#### [Aim of the task]
Pictures stay out of your copy, but everything else in the records below must be repeated exactly.

#### [Records for the task]
* * * * * * * * *

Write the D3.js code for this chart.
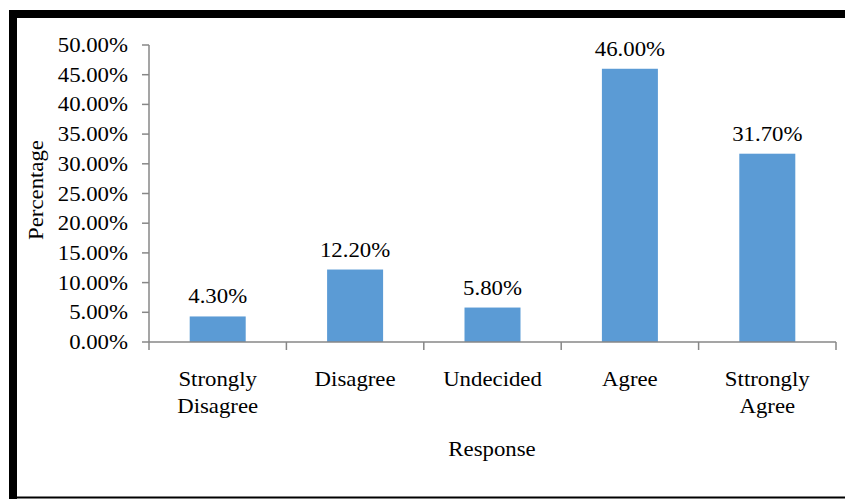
<!DOCTYPE html>
<html><head><meta charset="utf-8">
<script src="https://cdn.jsdelivr.net/npm/d3@7"></script>
<style>html,body{margin:0;padding:0;background:#fff;}svg{display:block;}</style>
</head><body>
<svg id="chart" width="845" height="499"></svg>
<script>
const categories = [["Strongly","Disagree"],["Disagree"],["Undecided"],["Agree"],["Sttrongly","Agree"]];
const values = [4.3, 12.2, 5.8, 46.0, 31.7];
const valueLabels = ["4.30%","12.20%","5.80%","46.00%","31.70%"];
const yTicks = [0,5,10,15,20,25,30,35,40,45,50];
const yTickLabels = yTicks.map(v => v.toFixed(2) + "%");
const xTitle = "Response";
const yTitle = "Percentage";

const svg = d3.select("#chart");
const FONT = "'Liberation Serif','Times New Roman',serif";
const SX = 1.14;
const axisColor = "#878787";

// frame
svg.append("rect").attr("x",9).attr("y",10).attr("width",8).attr("height",489).attr("fill","#000");
svg.append("rect").attr("x",9).attr("y",10).attr("width",836).attr("height",8).attr("fill","#000");
svg.append("rect").attr("x",9).attr("y",496.5).attr("width",836).attr("height",2).attr("fill","#000");

const m = {left:149, right:836, top:45, bottom:342};
const x = d3.scaleBand().domain(d3.range(categories.length)).range([m.left, m.right]).paddingInner(0.595).paddingOuter(0.2975);
const xb = d3.scaleBand().domain(d3.range(categories.length)).range([m.left, m.right]);
const y = d3.scaleLinear().domain([0,50]).range([m.bottom, m.top]);

function stext(g, tx, ty, str, anchor, size) {
  return g.append("text")
    .attr("transform", `translate(${tx},${ty}) scale(${SX},1)`)
    .attr("text-anchor", anchor)
    .attr("font-family", FONT)
    .attr("font-size", size)
    .attr("fill", "#000")
    .text(str);
}

// bars
svg.append("g").selectAll("rect").data(values).join("rect")
  .attr("x",(d,i)=>xb(i)+xb.bandwidth()/2-28)
  .attr("width",56)
  .attr("y",d=>y(d))
  .attr("height",d=>y(0)-y(d))
  .attr("fill","#5B9BD5");

// y axis
const ya = svg.append("g");
ya.append("line").attr("x1",m.left).attr("x2",m.left).attr("y1",y(50)).attr("y2",y(0)).attr("stroke",axisColor).attr("stroke-width",1.5);
yTicks.forEach((t,i)=>{
  ya.append("line").attr("x1",m.left-7).attr("x2",m.left).attr("y1",y(t)).attr("y2",y(t)).attr("stroke",axisColor).attr("stroke-width",1.5);
  stext(ya, 128, y(t)+7, yTickLabels[i], "end", 20);
});

// x axis
const xa = svg.append("g");
xa.append("line").attr("x1",m.left).attr("x2",m.right).attr("y1",m.bottom).attr("y2",m.bottom).attr("stroke",axisColor).attr("stroke-width",1.5);
d3.range(categories.length+1).forEach(i=>{
  const xx = i<categories.length ? xb(i) : m.right;
  xa.append("line").attr("x1",xx).attr("x2",xx).attr("y1",m.bottom).attr("y2",m.bottom+8).attr("stroke",axisColor).attr("stroke-width",1.5);
});
categories.forEach((lines,i)=>{
  const cx = xb(i)+xb.bandwidth()/2;
  lines.forEach((ln,j)=>{
    stext(xa, cx, 386 + j*27, ln, "middle", 20);
  });
});

// value labels
values.forEach((v,i)=>{
  stext(svg, xb(i)+xb.bandwidth()/2, y(v)-13, valueLabels[i], "middle", 20);
});

// titles
stext(svg, 492, 456, xTitle, "middle", 20);
svg.append("text")
  .attr("transform", `translate(43,190) rotate(-90) scale(${SX},1)`)
  .attr("text-anchor","middle").attr("font-family",FONT).attr("font-size",20).attr("fill","#000")
  .text(yTitle);
</script>
</body></html>
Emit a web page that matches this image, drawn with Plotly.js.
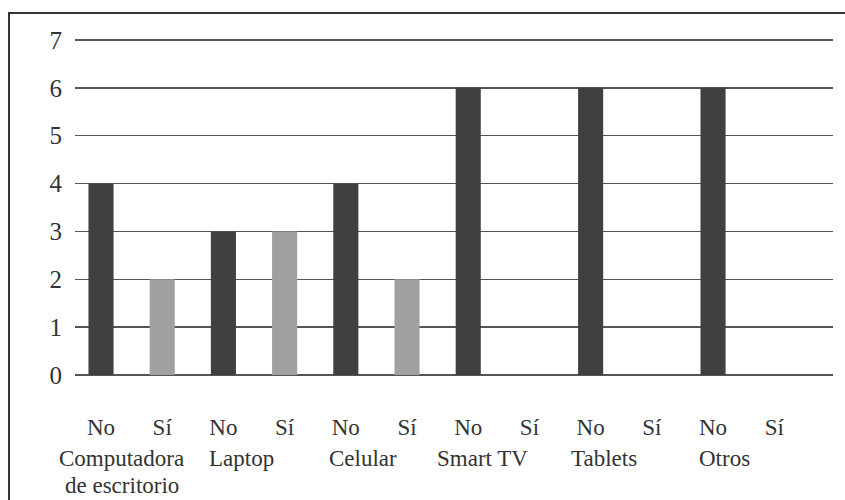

* * * * * * * * *

#### [Correct output]
Write the D3.js code for this chart.
<!DOCTYPE html>
<html><head><meta charset="utf-8">
<script src="https://cdn.jsdelivr.net/npm/d3@7"></script>
<style>html,body{margin:0;padding:0;background:#fff;}svg{display:block;}</style>
</head><body>
<svg id="chart" width="845" height="499"></svg>
<script>
const categories = [["Strongly","Disagree"],["Disagree"],["Undecided"],["Agree"],["Sttrongly","Agree"]];
const values = [4.3, 12.2, 5.8, 46.0, 31.7];
const valueLabels = ["4.30%","12.20%","5.80%","46.00%","31.70%"];
const yTicks = [0,5,10,15,20,25,30,35,40,45,50];
const yTickLabels = yTicks.map(v => v.toFixed(2) + "%");
const xTitle = "Response";
const yTitle = "Percentage";

const svg = d3.select("#chart");
const FONT = "'Liberation Serif','Times New Roman',serif";
const SX = 1.14;
const axisColor = "#878787";

// frame
svg.append("rect").attr("x",9).attr("y",10).attr("width",8).attr("height",489).attr("fill","#000");
svg.append("rect").attr("x",9).attr("y",10).attr("width",836).attr("height",8).attr("fill","#000");
svg.append("rect").attr("x",9).attr("y",496.5).attr("width",836).attr("height",2).attr("fill","#000");

const m = {left:149, right:836, top:45, bottom:342};
const x = d3.scaleBand().domain(d3.range(categories.length)).range([m.left, m.right]).paddingInner(0.595).paddingOuter(0.2975);
const xb = d3.scaleBand().domain(d3.range(categories.length)).range([m.left, m.right]);
const y = d3.scaleLinear().domain([0,50]).range([m.bottom, m.top]);

function stext(g, tx, ty, str, anchor, size) {
  return g.append("text")
    .attr("transform", `translate(${tx},${ty}) scale(${SX},1)`)
    .attr("text-anchor", anchor)
    .attr("font-family", FONT)
    .attr("font-size", size)
    .attr("fill", "#000")
    .text(str);
}

// bars
svg.append("g").selectAll("rect").data(values).join("rect")
  .attr("x",(d,i)=>xb(i)+xb.bandwidth()/2-28)
  .attr("width",56)
  .attr("y",d=>y(d))
  .attr("height",d=>y(0)-y(d))
  .attr("fill","#5B9BD5");

// y axis
const ya = svg.append("g");
ya.append("line").attr("x1",m.left).attr("x2",m.left).attr("y1",y(50)).attr("y2",y(0)).attr("stroke",axisColor).attr("stroke-width",1.5);
yTicks.forEach((t,i)=>{
  ya.append("line").attr("x1",m.left-7).attr("x2",m.left).attr("y1",y(t)).attr("y2",y(t)).attr("stroke",axisColor).attr("stroke-width",1.5);
  stext(ya, 128, y(t)+7, yTickLabels[i], "end", 20);
});

// x axis
const xa = svg.append("g");
xa.append("line").attr("x1",m.left).attr("x2",m.right).attr("y1",m.bottom).attr("y2",m.bottom).attr("stroke",axisColor).attr("stroke-width",1.5);
d3.range(categories.length+1).forEach(i=>{
  const xx = i<categories.length ? xb(i) : m.right;
  xa.append("line").attr("x1",xx).attr("x2",xx).attr("y1",m.bottom).attr("y2",m.bottom+8).attr("stroke",axisColor).attr("stroke-width",1.5);
});
categories.forEach((lines,i)=>{
  const cx = xb(i)+xb.bandwidth()/2;
  lines.forEach((ln,j)=>{
    stext(xa, cx, 386 + j*27, ln, "middle", 20);
  });
});

// value labels
values.forEach((v,i)=>{
  stext(svg, xb(i)+xb.bandwidth()/2, y(v)-13, valueLabels[i], "middle", 20);
});

// titles
stext(svg, 492, 456, xTitle, "middle", 20);
svg.append("text")
  .attr("transform", `translate(43,190) rotate(-90) scale(${SX},1)`)
  .attr("text-anchor","middle").attr("font-family",FONT).attr("font-size",20).attr("fill","#000")
  .text(yTitle);
</script>
</body></html>
Emit a web page that matches this image, drawn with Plotly.js.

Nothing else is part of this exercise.